The problem — What are the lines from the one with "Emit a web page" through the one with "38.6, 33.7, 38.0];", inclusive? Output them exactly, and leave out the pictures.
BEGIN Record list
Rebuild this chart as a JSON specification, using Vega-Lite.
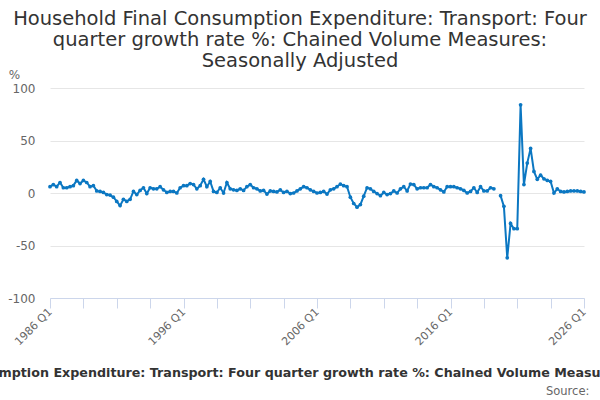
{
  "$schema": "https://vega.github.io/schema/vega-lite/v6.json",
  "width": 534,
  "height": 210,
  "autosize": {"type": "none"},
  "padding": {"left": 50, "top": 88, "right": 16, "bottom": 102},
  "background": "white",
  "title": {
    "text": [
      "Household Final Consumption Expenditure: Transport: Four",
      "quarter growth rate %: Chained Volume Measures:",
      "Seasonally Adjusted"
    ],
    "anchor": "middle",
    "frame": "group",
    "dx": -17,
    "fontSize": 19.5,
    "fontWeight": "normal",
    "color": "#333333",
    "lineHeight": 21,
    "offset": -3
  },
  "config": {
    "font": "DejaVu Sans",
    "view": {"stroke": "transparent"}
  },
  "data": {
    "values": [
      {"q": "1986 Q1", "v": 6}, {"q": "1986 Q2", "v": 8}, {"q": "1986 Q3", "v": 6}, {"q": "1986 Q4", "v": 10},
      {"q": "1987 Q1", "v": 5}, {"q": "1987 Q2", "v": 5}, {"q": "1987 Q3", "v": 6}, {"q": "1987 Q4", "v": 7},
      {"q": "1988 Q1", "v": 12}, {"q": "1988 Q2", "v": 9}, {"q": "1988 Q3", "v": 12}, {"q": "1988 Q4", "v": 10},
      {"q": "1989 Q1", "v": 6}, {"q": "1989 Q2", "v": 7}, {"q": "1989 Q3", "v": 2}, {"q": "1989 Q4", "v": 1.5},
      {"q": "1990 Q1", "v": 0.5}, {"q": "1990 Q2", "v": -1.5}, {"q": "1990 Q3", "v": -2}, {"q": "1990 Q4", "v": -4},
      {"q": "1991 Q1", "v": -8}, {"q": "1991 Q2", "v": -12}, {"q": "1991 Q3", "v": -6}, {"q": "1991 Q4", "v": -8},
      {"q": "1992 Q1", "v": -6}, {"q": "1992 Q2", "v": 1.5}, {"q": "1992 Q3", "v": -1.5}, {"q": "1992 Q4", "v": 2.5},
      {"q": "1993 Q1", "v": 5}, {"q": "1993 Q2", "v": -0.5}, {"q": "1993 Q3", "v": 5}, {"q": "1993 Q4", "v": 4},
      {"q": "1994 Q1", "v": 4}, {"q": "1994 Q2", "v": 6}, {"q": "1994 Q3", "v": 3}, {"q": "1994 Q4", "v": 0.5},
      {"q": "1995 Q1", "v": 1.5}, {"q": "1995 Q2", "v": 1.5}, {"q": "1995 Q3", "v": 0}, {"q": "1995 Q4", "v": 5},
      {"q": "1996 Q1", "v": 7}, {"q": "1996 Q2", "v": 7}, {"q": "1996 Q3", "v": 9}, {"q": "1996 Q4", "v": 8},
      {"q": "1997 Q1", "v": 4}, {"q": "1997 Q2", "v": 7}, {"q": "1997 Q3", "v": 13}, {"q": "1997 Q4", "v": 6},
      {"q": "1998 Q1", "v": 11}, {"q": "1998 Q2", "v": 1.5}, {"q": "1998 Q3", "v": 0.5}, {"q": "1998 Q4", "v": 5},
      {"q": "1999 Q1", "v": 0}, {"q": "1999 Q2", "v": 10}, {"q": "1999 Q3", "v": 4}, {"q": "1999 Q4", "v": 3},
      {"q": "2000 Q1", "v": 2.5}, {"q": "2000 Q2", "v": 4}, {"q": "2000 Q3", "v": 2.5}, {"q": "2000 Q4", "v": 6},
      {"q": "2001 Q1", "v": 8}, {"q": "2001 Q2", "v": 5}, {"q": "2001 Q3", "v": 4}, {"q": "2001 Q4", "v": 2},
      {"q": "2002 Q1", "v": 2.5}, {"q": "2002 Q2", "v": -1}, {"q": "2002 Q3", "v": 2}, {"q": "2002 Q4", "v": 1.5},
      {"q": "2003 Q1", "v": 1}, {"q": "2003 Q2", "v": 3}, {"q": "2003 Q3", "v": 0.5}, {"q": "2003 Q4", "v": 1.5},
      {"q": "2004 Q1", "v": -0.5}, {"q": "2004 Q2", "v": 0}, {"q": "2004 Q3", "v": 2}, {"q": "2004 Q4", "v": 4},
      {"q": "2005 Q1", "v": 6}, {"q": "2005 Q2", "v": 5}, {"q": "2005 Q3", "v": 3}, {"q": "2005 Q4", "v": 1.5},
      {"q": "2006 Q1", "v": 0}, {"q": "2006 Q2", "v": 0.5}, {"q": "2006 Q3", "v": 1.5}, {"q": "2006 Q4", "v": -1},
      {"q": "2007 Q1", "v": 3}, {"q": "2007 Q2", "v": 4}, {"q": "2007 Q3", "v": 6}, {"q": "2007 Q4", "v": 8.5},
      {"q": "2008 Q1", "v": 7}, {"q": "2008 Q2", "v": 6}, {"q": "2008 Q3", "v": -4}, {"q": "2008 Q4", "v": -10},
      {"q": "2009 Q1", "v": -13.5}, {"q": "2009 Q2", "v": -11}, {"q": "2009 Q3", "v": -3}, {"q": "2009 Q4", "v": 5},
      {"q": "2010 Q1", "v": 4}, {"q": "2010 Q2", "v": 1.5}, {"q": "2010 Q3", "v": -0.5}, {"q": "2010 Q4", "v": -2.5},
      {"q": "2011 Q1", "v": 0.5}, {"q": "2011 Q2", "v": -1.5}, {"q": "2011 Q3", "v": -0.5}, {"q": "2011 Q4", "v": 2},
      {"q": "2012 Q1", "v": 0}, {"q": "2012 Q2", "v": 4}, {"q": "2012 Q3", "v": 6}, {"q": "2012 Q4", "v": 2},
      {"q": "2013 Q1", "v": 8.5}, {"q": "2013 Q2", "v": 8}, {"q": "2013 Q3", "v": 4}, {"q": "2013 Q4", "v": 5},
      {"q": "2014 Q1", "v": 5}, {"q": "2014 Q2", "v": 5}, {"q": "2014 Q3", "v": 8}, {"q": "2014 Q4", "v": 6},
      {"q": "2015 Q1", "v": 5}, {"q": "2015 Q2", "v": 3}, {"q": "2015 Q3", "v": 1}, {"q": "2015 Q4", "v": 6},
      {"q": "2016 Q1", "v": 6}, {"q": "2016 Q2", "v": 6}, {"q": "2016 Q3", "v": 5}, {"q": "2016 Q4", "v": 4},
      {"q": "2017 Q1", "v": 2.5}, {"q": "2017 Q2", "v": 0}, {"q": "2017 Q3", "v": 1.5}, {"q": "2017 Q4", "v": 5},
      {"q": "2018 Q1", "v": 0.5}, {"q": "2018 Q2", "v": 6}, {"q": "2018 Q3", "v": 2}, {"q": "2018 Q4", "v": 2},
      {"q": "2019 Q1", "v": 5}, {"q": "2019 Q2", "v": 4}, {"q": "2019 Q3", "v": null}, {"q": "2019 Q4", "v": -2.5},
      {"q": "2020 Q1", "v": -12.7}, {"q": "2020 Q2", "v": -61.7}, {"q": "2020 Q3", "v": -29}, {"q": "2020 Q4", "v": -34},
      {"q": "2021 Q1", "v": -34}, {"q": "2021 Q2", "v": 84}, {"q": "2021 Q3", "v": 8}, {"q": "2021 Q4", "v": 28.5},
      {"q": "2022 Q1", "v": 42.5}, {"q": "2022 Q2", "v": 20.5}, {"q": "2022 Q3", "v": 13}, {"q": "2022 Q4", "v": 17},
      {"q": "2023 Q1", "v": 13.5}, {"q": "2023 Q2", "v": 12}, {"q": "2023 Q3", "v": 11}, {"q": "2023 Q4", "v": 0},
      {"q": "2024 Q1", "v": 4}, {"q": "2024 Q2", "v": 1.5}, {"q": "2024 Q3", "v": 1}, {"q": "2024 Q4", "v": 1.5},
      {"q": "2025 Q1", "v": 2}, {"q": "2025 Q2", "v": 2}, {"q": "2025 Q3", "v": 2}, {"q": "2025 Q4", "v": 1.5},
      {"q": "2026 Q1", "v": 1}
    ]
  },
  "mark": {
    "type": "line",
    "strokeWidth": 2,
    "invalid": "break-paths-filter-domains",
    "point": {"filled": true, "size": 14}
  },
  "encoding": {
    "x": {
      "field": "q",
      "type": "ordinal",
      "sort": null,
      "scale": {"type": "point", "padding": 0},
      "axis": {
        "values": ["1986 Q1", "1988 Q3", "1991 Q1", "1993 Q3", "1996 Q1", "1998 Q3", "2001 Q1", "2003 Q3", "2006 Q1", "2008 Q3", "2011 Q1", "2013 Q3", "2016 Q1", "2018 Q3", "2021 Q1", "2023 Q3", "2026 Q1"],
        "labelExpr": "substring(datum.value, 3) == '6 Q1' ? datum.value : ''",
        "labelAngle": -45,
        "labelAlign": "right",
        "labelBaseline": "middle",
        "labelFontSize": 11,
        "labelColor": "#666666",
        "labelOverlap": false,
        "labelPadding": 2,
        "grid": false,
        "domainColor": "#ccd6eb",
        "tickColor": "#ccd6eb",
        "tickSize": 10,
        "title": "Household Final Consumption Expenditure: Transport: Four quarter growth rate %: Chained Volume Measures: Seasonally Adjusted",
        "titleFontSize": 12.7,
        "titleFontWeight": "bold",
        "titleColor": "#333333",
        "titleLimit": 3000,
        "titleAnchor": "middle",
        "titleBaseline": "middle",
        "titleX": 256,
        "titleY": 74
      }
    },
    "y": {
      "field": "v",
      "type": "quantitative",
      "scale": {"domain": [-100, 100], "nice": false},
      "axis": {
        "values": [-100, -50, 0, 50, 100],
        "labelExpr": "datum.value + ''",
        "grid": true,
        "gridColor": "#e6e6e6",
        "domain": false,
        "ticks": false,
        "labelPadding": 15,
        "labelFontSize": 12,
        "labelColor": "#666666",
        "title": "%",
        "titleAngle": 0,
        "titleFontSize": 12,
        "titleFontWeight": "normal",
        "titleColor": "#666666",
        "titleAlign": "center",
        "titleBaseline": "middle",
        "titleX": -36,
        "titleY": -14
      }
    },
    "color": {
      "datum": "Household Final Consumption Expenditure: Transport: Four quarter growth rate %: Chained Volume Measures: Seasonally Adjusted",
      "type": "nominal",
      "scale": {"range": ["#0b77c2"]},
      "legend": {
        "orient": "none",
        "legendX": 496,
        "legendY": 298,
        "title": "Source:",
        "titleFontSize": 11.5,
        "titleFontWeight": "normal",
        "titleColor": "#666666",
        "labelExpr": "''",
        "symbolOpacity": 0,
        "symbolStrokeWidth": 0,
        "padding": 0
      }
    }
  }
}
END Record list
BEGIN Record list
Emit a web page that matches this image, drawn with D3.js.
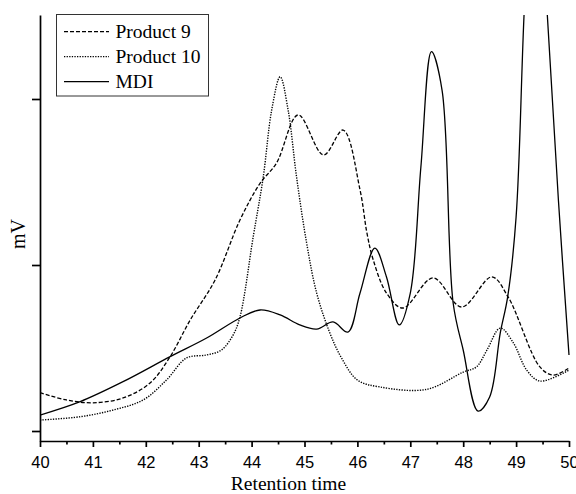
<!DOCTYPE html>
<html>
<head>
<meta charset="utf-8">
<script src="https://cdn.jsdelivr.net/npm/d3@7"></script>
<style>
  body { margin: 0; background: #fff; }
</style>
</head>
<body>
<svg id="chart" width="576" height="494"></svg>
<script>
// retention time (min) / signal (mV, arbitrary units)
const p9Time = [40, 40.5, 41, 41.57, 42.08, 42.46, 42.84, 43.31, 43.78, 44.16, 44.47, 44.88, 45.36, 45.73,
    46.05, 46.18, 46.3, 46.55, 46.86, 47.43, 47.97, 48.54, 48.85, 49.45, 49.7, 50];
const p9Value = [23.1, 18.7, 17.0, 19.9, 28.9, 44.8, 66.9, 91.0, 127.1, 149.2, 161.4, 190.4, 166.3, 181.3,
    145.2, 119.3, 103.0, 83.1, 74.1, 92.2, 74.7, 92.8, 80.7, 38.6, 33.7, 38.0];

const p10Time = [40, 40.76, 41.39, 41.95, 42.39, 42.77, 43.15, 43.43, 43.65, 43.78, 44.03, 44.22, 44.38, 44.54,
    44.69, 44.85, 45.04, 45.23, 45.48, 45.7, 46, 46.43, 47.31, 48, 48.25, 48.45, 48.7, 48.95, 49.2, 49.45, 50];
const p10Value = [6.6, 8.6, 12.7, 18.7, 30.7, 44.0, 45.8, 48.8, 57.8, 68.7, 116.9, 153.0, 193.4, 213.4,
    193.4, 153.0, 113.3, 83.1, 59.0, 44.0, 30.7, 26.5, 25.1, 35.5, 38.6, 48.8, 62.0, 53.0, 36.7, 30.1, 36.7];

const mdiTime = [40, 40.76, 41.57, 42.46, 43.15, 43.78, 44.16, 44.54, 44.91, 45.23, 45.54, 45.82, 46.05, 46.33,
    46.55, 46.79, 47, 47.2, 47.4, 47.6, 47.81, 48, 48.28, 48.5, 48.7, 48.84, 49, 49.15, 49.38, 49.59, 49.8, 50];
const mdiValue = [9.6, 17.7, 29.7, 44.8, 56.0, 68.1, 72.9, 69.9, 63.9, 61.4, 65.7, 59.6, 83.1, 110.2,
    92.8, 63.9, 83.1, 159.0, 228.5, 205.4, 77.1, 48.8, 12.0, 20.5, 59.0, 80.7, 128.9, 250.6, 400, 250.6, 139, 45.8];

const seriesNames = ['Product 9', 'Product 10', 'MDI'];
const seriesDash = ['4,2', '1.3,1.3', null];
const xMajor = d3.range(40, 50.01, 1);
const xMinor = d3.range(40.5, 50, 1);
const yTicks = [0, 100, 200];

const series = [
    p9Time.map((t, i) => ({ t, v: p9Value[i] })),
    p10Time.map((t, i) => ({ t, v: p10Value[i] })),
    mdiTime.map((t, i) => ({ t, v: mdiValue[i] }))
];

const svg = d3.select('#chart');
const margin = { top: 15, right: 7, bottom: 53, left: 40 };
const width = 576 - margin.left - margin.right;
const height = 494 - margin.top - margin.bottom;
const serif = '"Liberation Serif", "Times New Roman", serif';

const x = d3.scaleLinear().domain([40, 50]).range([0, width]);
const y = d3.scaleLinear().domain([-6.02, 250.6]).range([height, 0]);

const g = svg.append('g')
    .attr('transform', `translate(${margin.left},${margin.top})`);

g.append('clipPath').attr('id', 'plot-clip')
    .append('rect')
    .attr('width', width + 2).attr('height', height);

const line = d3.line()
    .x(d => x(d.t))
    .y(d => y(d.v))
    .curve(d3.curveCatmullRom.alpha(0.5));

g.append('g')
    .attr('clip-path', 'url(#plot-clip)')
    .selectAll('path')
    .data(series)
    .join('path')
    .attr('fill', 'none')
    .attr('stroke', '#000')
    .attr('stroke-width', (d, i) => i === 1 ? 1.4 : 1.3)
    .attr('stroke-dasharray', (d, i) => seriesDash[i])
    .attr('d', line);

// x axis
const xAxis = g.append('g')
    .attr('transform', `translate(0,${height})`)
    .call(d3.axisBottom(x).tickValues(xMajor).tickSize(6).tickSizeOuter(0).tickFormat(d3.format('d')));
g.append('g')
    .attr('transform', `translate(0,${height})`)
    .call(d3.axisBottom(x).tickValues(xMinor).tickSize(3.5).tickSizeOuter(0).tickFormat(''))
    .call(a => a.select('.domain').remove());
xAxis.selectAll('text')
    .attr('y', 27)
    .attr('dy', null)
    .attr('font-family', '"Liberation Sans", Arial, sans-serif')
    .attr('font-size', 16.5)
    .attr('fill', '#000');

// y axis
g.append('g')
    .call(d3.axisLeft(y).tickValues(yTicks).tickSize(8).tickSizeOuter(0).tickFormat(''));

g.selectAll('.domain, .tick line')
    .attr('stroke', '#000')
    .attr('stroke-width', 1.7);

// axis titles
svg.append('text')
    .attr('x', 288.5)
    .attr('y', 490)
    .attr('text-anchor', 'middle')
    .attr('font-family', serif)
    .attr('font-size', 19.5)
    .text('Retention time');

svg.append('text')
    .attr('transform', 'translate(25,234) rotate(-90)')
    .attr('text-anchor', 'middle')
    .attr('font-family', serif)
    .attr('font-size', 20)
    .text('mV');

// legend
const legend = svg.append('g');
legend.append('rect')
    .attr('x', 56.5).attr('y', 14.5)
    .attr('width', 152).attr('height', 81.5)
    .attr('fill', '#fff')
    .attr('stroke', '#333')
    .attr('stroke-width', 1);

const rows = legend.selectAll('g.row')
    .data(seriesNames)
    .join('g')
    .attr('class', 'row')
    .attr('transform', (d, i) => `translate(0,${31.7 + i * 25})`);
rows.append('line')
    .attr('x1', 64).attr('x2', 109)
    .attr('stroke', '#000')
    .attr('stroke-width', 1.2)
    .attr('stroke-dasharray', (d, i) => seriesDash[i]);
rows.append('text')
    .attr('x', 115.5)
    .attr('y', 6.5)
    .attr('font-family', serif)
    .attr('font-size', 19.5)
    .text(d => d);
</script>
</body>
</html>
END Record list
Solution to the problem —
Emit a web page that matches this image, drawn with D3.js.
<!DOCTYPE html>
<html>
<head>
<meta charset="utf-8">
<script src="https://cdn.jsdelivr.net/npm/d3@7"></script>
<style>
  body { margin: 0; background: #fff; }
</style>
</head>
<body>
<svg id="chart" width="576" height="494"></svg>
<script>
// retention time (min) / signal (mV, arbitrary units)
const p9Time = [40, 40.5, 41, 41.57, 42.08, 42.46, 42.84, 43.31, 43.78, 44.16, 44.47, 44.88, 45.36, 45.73,
    46.05, 46.18, 46.3, 46.55, 46.86, 47.43, 47.97, 48.54, 48.85, 49.45, 49.7, 50];
const p9Value = [23.1, 18.7, 17.0, 19.9, 28.9, 44.8, 66.9, 91.0, 127.1, 149.2, 161.4, 190.4, 166.3, 181.3,
    145.2, 119.3, 103.0, 83.1, 74.1, 92.2, 74.7, 92.8, 80.7, 38.6, 33.7, 38.0];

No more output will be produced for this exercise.